Command variables
A button command can contain placeholders written as {{key}}. When you click the
button, Commandeck asks you for each value, fills it in, and then runs the command. The
value is used only for that run — it is never saved.
This keeps a shared pack generic (no personal data baked in): the pack ships
docker restart {{container}}, and each person types their own container name at run time.
How it works
- A command like
docker logs --tail {{lines}} {{container}}has two placeholders. - On click, a small window asks for Lines and Container.
- You type
50andjellyfin→ Commandeck runsdocker logs --tail 50 jellyfin. - Nothing is stored — next time it asks again.
Write a placeholder as {{key}} (letters, digits, underscore). Spaces inside are fine:
{{ container }} works too.

Standard variables
These keys have a friendly label and prompt built in. Reuse them so users get consistent questions. The list grows over time.
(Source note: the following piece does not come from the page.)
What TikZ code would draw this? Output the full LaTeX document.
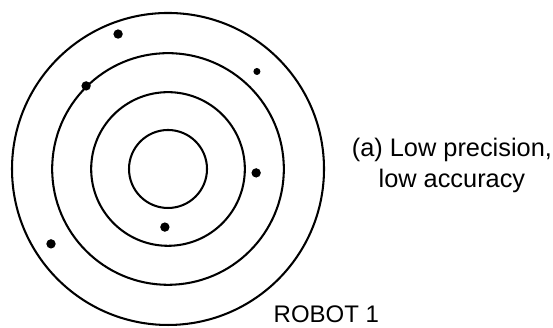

| Placeholder | Asks for | Effect on the command |
|---|---|---|
{{container}} |
Docker container name | replaces {{container}} before running |
{{service}} |
systemd service name | replaces {{service}} |
{{path}} |
a file or directory path | replaces {{path}} |
{{host}} |
a hostname or IP address | replaces {{host}} |
{{port}} |
a port number | replaces {{port}} |
{{branch}} |
a Git branch name | replaces {{branch}} |
{{package}} |
a package name | replaces {{package}} |
{{user}} |
a user name | replaces {{user}} |
{{pid}} |
a process ID | replaces {{pid}} |
{{lines}} |
a number of lines | replaces {{lines}} |
{{player}} |
a player name | replaces {{player}} |
{{message}} |
a message | replaces {{message}} |
Other variables (typed in the command)
You can still type any key directly in a command, e.g. {{region}}. If it isn't a
standard variable, Commandeck still asks for it at run time with a plain text box labelled
from the key name — so packs that use their own keys keep working.
Note: the Variable Values manager and the Insert variable picker only list the standard variables above — you can't create new variable keys from them. Custom keys live in the command text itself.
Saved values (faster, consistent)
You can save a list of values per variable in Menu → Variable Values (e.g. service →
jellyfin, sonarr). Then:
- When building a button, the Insert variable button (next to the Command field)
lets you either insert
{{service}}(asked each run) or pick a saved value to freeze it into the command now. - At run time, a variable that has saved values shows a dropdown of them — and you can still type any other value by hand.
Don't put secrets in a command
Never write a real password or API key in a command. If a command needs one, use a
placeholder (e.g. {{token}}) so it's typed at run time and never stored or shared in a
pack. Pack submissions that embed a literal secret are rejected automatically.